Tag Archives: J.Mills Goodloe

Girl in the Plastic Bubble

Everything, Everything

by Hope Madden

One special girl + a solitary, attentive, very cute boy + contrivance that keeps them apart = every single adolescent drama made in the last decade.

Director Stella Meghie can do that math. For Everything, Everything, she works from the YA novel by Nicola Yoon, adapted for the screen by the adequate emotional manipulator J. Mills Goodloe (Best of Me, The Age of Adaline).

The film updates that Boy in a Plastic Bubble TV movie John Travolta made back in the day, here with a perky adolescent girl named Maddy (Amandla Stenberg) whose rare immune deficiency keeps her locked away inside her sterile home.

Then Dreamboat Olly (Nick Robinson) moves in next door.

Meghie and her cast deserve credit because their film has a sweet if utterly artificial charm to it. The handful of fantasy sequences set inside Maddy’s architecture models are appealing, as is the awkward and innocent chemistry between the leads.

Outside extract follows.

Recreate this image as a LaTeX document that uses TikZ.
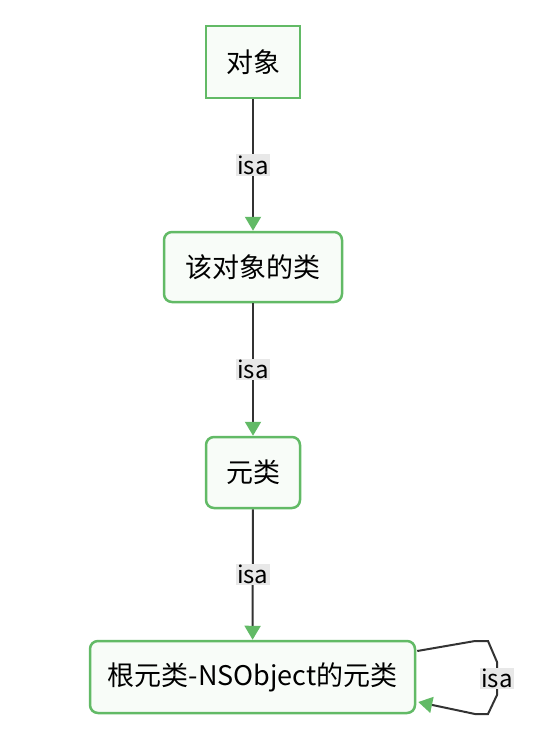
\documentclass[tikz,border=0pt]{standalone}
\usepackage{fontspec}
\setmainfont{Noto Sans CJK SC}
\usetikzlibrary{arrows.meta,calc}
\definecolor{gborder}{HTML}{62BA66}
\definecolor{gfill}{HTML}{F8FCF8}
\definecolor{lineg}{HTML}{333333}
\definecolor{lblbg}{HTML}{E8E8E8}
\tikzset{
  box/.style={draw=gborder, fill=gfill, line width=2.5pt, inner sep=0pt, font=\fontsize{27}{32}\selectfont},
  rbox/.style={box, rounded corners=8pt},
  conn/.style={draw=lineg, line width=2pt, -{Triangle[length=14pt,width=16pt,color=gborder]}},
  lbl/.style={fill=lblbg, inner sep=1.5pt, font=\fontsize{24}{28}\selectfont, text=black},
}
\begin{document}
\begin{tikzpicture}[x=1pt,y=-1pt]
\useasboundingbox (0,0) rectangle (556,748);
\node[box, minimum width=94pt, minimum height=72pt] (obj) at (253,62) {对象};
\node[rbox, minimum width=178pt, minimum height=70pt] (cls) at (253,267) {该对象的类};
\node[rbox, minimum width=94pt, minimum height=71pt] (meta) at (253,472.5) {元类};
\node[rbox, minimum width=325pt, minimum height=72pt] (root) at (252.5,677) {根元类-NSObject的元类};
\draw[conn] (obj) -- node[lbl] {isa} (cls);
\draw[conn] (cls) -- node[lbl] {isa} (meta);
\draw[conn] (meta) -- node[lbl] {isa} (root);
\coordinate (p1) at (475,641);
\coordinate (p2) at (488,641);
\coordinate (p3) at (497,662);
\coordinate (p4) at (497,695);
\coordinate (p5) at (488,714);
\coordinate (p6) at (475,714);
\draw[conn] ($(root.east)+(1,-26)$) -- (p1) -- (p2) -- (p3) -- node[lbl] {isa} (p4) -- (p5) -- (p6) -- ($(root.east)+(2,25)$);
\end{tikzpicture}
\end{document}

Not one human being on earth has ever been this wholesome and adorable, but as YA lit flicks go, it could be much worse.

Tragedy looms darkly over most young adult romances – like a watered down Nicolas Sparks movie. Maddy’s ailment keeps death always in the periphery, but the film zigs when you think it will zag.

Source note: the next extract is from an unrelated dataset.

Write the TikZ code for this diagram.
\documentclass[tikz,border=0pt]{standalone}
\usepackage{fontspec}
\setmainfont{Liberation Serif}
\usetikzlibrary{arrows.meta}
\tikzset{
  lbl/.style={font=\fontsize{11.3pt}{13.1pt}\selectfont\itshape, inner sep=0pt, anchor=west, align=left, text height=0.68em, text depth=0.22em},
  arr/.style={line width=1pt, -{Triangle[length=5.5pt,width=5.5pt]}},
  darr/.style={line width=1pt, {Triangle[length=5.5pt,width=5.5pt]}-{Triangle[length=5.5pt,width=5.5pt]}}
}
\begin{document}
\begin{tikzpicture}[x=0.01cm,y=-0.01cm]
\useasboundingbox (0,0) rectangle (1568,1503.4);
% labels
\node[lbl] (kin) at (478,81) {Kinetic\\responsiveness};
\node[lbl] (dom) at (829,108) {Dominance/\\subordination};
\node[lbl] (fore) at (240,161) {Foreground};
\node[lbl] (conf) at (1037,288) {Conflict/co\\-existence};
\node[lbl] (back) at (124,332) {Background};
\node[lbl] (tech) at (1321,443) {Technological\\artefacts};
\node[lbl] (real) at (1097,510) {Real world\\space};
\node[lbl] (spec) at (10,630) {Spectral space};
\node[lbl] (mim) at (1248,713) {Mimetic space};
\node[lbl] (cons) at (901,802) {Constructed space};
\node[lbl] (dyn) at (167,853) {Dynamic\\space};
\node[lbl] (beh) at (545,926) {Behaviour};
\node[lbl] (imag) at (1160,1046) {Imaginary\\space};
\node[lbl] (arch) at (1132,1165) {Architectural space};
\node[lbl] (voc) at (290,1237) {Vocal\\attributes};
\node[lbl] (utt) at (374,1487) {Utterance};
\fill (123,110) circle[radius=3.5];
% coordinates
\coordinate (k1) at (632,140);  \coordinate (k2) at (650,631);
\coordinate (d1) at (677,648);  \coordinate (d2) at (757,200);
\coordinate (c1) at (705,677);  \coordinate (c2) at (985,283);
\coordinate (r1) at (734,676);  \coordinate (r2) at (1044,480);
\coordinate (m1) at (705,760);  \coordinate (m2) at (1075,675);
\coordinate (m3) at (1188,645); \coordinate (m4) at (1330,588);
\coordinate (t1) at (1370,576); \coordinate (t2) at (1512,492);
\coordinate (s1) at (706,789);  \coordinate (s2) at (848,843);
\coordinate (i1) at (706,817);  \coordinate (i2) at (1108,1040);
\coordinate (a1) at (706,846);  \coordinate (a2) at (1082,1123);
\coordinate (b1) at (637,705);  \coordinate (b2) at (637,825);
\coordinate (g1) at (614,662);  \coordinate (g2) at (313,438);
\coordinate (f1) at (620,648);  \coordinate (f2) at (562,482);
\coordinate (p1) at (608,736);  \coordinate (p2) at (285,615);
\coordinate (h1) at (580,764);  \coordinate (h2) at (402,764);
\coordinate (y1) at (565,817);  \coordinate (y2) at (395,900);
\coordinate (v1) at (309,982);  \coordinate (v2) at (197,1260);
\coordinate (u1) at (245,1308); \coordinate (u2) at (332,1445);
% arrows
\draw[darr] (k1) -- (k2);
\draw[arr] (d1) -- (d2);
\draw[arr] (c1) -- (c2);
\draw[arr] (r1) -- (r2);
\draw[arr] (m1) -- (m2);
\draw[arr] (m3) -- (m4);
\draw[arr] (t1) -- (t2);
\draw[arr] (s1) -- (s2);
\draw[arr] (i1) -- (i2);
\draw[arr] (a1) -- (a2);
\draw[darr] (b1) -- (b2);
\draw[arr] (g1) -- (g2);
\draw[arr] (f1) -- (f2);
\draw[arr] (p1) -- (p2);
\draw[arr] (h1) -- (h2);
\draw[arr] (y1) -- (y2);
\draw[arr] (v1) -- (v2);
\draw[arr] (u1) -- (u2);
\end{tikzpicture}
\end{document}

Meghie keeps almost everything restrained, which is both the film’s blessing and curse. Too often in movies of this ilk, the drama becomes so soapy as to be intolerable. Maddy’s coming-of-age choices feel more self-empowering than love struck, and her easygoing, forgiving nature keeps the tone just this side of angsty.

Thank you.

On the other hand, when the narrative takes a bizarre – almost diabolical – turn, that laid back approach feels neutered. Real rage is called for. Police intervention. A good slap, anyway.

But Meghie doesn’t indulge our lust for drama, which would be admirable if her film weren’t so bland.

Verdict-2-5-Stars

29 and Holding

The Age of Adaline

by Hope Madden

An impeccably dressed Nicholas Sparks rip off, The Age of Adaline follows a woman trapped forever at the age of 29. Vampire? If only!

No, Adaline Bowman (Blake Lively) is victim of cosmic forces and bad driving, rendering her ageless – as explained to us by the Twilight Zone-style voiceover.

Voiceover narration is the single laziest storytelling crutch in screenwriting, by the way.

Then the world changes around Adaline, but the classy lady leads a mostly solitary life, always afraid to let someone in on her secret. Or is she just a commitment phobe?

Lively impressed in her turn in Ben Affleck’s The Town (2010), but hasn’t shown a glimmer of that ability since. Here she’s suitably proper, timelessly classy. You might even mistake this for a strong performance until she shares the screen with the great Ellen Burstyn, playing Adaline’s aging daughter Flemming. Performing together, it’s clear one of these people is acting while the other is posing.

Give her credit, Lively poses well and director Lee Toland Krieger knows how to frame her while she does it. His whole film is as pretty as Adaline, and also like her, it’s surprisingly restrained. Though it certainly splashes the same emotional manipulation onscreen you’d expect from a romantic drama of the Sparks ilk, it doesn’t wallow.

The crisis Adaline faces is true love. Of course it is. Can she tell new unabashedly perfect beau Ellis (Michiel Huisman) of her unusual ailment? What about those shadowy, lurking government types who want to test her or take samples or something?

Thank God for Harrison Ford, who jumps in with an admirable attempt to salvage the star crossed lovers’ drama. He struggles with this dialog, and when was the last time you saw a well-rounded male character in a Sparks-esque romance? Still, he does what he can and is a very welcome presence.

The film is co-written by J. Mills Goodloe, co-scriptor of Sparks’s organ transplant love affair The Best of Me. This is better than that, so congratulations Mr. Goodloe.

The film will find an audience. It’s pretty, and capably made for emotionally manipulative romance. But you should see Ex Machina instead.